Directed by Prabhu Solomon, Kayal (2014) takes viewers on an emotional rollercoaster as it narrates the odyssey of two young hustlers, Aaron and Socrates, who pursue their wanderlust across the length and breadth of our country until they accidentally end up helping a couple elope, without even realising it. While the tsunami is merely a Hokusai-esque backdrop to the family honour melodrama, the several days shot underwater and cumbersome post-production signify the dedication to achieve a truly colossal representation of the tragedy. It must be noted however, that in a review by M Suganth in Times of India, the use of the 2004 Indian Ocean tsunami as a plot device has been called out for being "exploitative" and way to extrapolate the story into a grand epic.
III. Baandhon (Assamese)
Like 9/11 in the U.S.A, 26/11 was emblazoned as a blood soaked time stamp in our nation’s psyche. When armed terrorists bombed a dozen locations across Mumbai in 2008, the spectre of Taj Hotel’s spires aflame for more than two days and three nights continues to haunt the survivors more than a decade later. Directed by Jahnu Barua, Baandhon (2012) dissects the crumbling relationship of an elderly couple from Guwahati who embark on a mission to search for their last living kin, their beloved grandson Pona, who is reported missing in the aftermath of the 26/11 terror attack. The film is a poignant exploration of the unpredictability of human existence. Produced by the Assam State Film (Finance and Development) Corporation Limited, its deft narration traces the butterfly effect of violence that ripples through a community for generations.
IV. Kathantara (Oriya)
Making landfall with a speed of 260 kph, the Super Cyclone of 1999 in Odisha ravaged essential communications infrastructure, flung people and cattle alike into the thorny embrace of trees, and swept away homes into the angry abyss of the ocean.

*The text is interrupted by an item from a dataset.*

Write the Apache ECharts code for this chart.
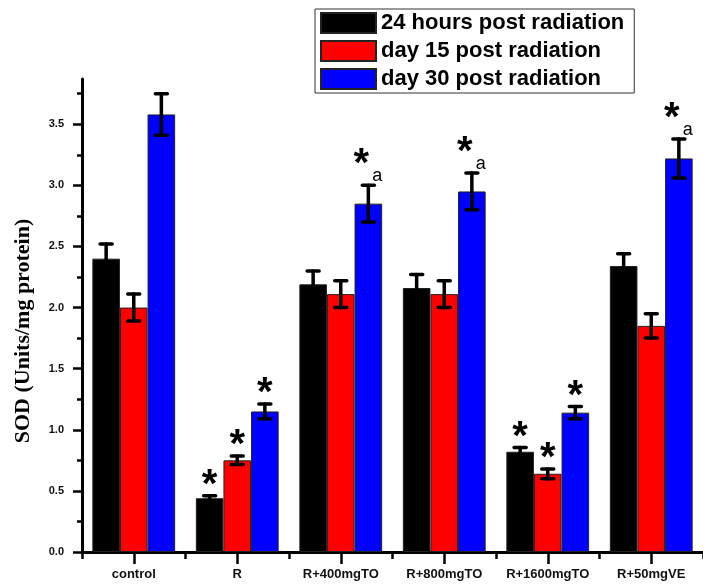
<!DOCTYPE html>
<html>
<head>
<meta charset="utf-8">
<script src="https://cdn.jsdelivr.net/npm/echarts@6/dist/echarts.min.js"></script>
<style>
  html, body { margin: 0; padding: 0; background: #fff; }
  #main { width: 703px; height: 588px; }
</style>
</head>
<body>
<div id="main"></div>
<script>
// groups on the x axis
var categories = ['control', 'R', 'R+400mgTO', 'R+800mgTO', 'R+1600mgTO', 'R+50mgVE'];
var seriesNames = ['24 hours post radiation', 'day 15 post radiation', 'day 30 post radiation'];

// SOD values (Units/mg protein)
var h24 = [2.40, 0.44, 2.19, 2.16, 0.82, 2.34];
var d15 = [2.00, 0.75, 2.11, 2.11, 0.64, 1.85];
var d30 = [3.58, 1.15, 2.85, 2.95, 1.14, 3.22];

// error bars (+/-)
var err24 = [0.12, 0.02, 0.11, 0.11, 0.035, 0.10];
var err15 = [0.11, 0.035, 0.11, 0.11, 0.04, 0.10];
var err30 = [0.17, 0.06, 0.15, 0.15, 0.05, 0.16];

// significance marks: * and a
var star24 = [0, 1, 0, 0, 1, 0];
var star15 = [0, 1, 0, 0, 1, 0];
var star30 = [0, 1, 1, 1, 1, 1];
var mark_a30 = [0, 0, 1, 1, 0, 1];

// y axis ticks
var yMajorTicks = [0, 0.5, 1.0, 1.5, 2.0, 2.5, 3.0, 3.5];
var yMinorTicks = [0.25, 0.75, 1.25, 1.75, 2.25, 2.75, 3.25, 3.75];
var yMax = 3.87;

var colors = ['#000000', '#ff0000', '#0000ff'];

var chart = echarts.init(document.getElementById('main'));

var buildErr = function (k, vals, errs, stars, marksA) {
    var data = [];
    for (var i = 0; i < vals.length; i++) {
        data.push([i, vals[i], errs[i], stars[i], marksA ? marksA[i] : 0]);
    }
    return {
        type: 'custom',
        xAxisIndex: 0,
        yAxisIndex: 0,
        z: 5,
        silent: true,
        data: data,
        renderItem: function (params, api) {
            var idx = api.value(0), v = api.value(1), e = api.value(2);
            var catW = api.size([1, 0])[0];
            var bw = catW * 0.8 / 3;
            var cx = api.coord([idx, 0])[0] + (k - 1) * bw;
            var top = api.coord([idx, v + e])[1];
            var bot = api.coord([idx, v - e])[1];
            var hw = 6;
            var lineStyle = { stroke: '#000', lineWidth: 3.5, lineCap: 'round' };
            var children = [
                { type: 'line', shape: { x1: cx, y1: top, x2: cx, y2: bot }, style: lineStyle },
                { type: 'line', shape: { x1: cx - hw, y1: top, x2: cx + hw, y2: top }, style: lineStyle },
                { type: 'line', shape: { x1: cx - hw, y1: bot, x2: cx + hw, y2: bot }, style: lineStyle }
            ];
            var hasA = api.value(4) === 1;
            // the asterisk glyph sits high in its box, so the anchor is lower than the glyph
            if (api.value(3) === 1) {
                children.push({
                    type: 'text',
                    x: cx + (hasA ? -7 : 0),
                    y: top - (hasA ? 20 : 10),
                    style: {
                        text: '*',
                        font: 'bold 40px "Liberation Sans", Arial, sans-serif',
                        fill: '#000',
                        align: 'center',
                        verticalAlign: 'middle'
                    }
                });
            }
            if (hasA) {
                children.push({
                    type: 'text',
                    x: cx + 9,
                    y: top - 9,
                    style: {
                        text: 'a',
                        font: '18px "Liberation Sans", Arial, sans-serif',
                        fill: '#000',
                        align: 'center',
                        verticalAlign: 'middle'
                    }
                });
            }
            return { type: 'group', children: children };
        }
    };
};

var barSeries = function (k, vals) {
    return {
        name: seriesNames[k],
        type: 'bar',
        xAxisIndex: 0,
        yAxisIndex: 0,
        data: vals,
        barGap: '0%',
        barCategoryGap: '20%',
        itemStyle: { color: colors[k], borderColor: '#222', borderWidth: 1 }
    };
};

var option = {
    animation: false,
    backgroundColor: '#fff',
    grid: { left: 82, top: 79, bottom: 36, width: 627, containLabel: false },
    legend: {
        data: seriesNames,
        orient: 'vertical',
        left: 315,
        top: 9,
        padding: [3, 10, 3, 5],
        itemWidth: 55,
        itemHeight: 20,
        itemGap: 6,
        icon: 'rect',
        borderColor: '#333',
        borderWidth: 1,
        textStyle: { fontFamily: '"Liberation Sans", Arial, sans-serif', fontWeight: 'bold', fontSize: 22, color: '#000' }
    },
    xAxis: [{
        type: 'category',
        position: 'bottom',
        data: categories,
        axisLine: { lineStyle: { color: '#000', width: 3 } },
        axisTick: { show: true, alignWithLabel: false, length: 7, lineStyle: { color: '#000', width: 2.5 } },
        axisLabel: {
            margin: 16,
            interval: 0,
            fontFamily: '"Liberation Sans", Arial, sans-serif',
            fontWeight: 'bold',
            fontSize: 13,
            color: '#111'
        },
        splitLine: { show: false }
    }, {
        type: 'category',
        position: 'bottom',
        data: categories,
        axisLine: { show: false },
        axisTick: { show: true, alignWithLabel: true, length: 12, lineStyle: { color: '#000', width: 2.5 } },
        axisLabel: { show: false },
        splitLine: { show: false }
    }],
    yAxis: [{
        type: 'value',
        position: 'left',
        min: 0,
        max: yMax,
        axisLine: { show: true, lineStyle: { color: '#000', width: 3 } },
        axisTick: { show: true, customValues: yMajorTicks, length: 9, lineStyle: { color: '#000', width: 2.5 } },
        axisLabel: {
            customValues: yMajorTicks,
            margin: 18,
            fontFamily: '"Liberation Sans", Arial, sans-serif',
            fontWeight: 'bold',
            fontSize: 11,
            color: '#111',
            formatter: function (v) { return v.toFixed(1); }
        },
        splitLine: { show: false }
    }, {
        type: 'value',
        position: 'left',
        min: 0,
        max: yMax,
        axisLine: { show: false },
        axisTick: { show: true, customValues: yMinorTicks, length: 5, lineStyle: { color: '#000', width: 2.5 } },
        axisLabel: { show: false },
        splitLine: { show: false }
    }],
    graphic: [{
        type: 'text',
        x: 23,
        y: 331,
        rotation: Math.PI / 2,
        style: {
            text: 'SOD (Units/mg protein)',
            font: 'bold 22px "Liberation Serif", "Times New Roman", serif',
            fill: '#000',
            align: 'center',
            verticalAlign: 'middle'
        }
    }],
    series: [
        barSeries(0, h24),
        barSeries(1, d15),
        barSeries(2, d30),
        buildErr(0, h24, err24, star24, null),
        buildErr(1, d15, err15, star15, null),
        buildErr(2, d30, err30, star30, mark_a30)
    ]
};

chart.setOption(option);
</script>
</body>
</html>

Directed by Himanshu Sekhar Khatua, Kathantara (2007) revolves around a young widow, Kalpana, who has resolved to end her life instead of continuing in the bleak vacuum left behind by all the people she has lost. Dipankar, a young journalist from across the border rekindles in her a romantic longing for her birthplace in Bangladesh, the fabled land her father left behind during Partition. Fascinatingly nuanced in delineating the nexus of NGOs, government compensation money, and embedded journalists, the narrative sheds copious light on unsolicited publicity that brings nothing of value to the survivors.
V. Bhopal Express (Hindi)
In the early December of 1984, a pesticide plant in Bhopal (Madhya Pradesh) owned by American firm Union Carbide Corporation released more than 30 tonnes of methyl isocyanate gas, eviscerating close to 15,000 people and going down in history as India’s first major industrial disaster.
Directed by Mahesh Mathai, Bhopal Express (1999) impinges upon the endearing travails of a newly wed couple struggling to start a family as Verma accepts a supervising position at the Union Carbide plant, overlooking the warnings of his friend Bashir who has recently quit complaining of the unsafe working conditions. Survival dramas such as this have a unique way of captivating audiences, challenging personal endurance, and exploring the indomitable spirit of individuals when faced with harrowing circumstances.
Moreover, these films also incorporate the ugly reality of living in a bruised and dying planet plagued by hyper-consumerism and profiteering multinational companies. By announcing 2018 as India’s official entry to the 2024 Oscars, the chairman of the Film Federation of India’s (FFI) selection committee, Girish Kasaravalli, has decisively acknowledged the relevance of climate change in our current cultural zeitgeist.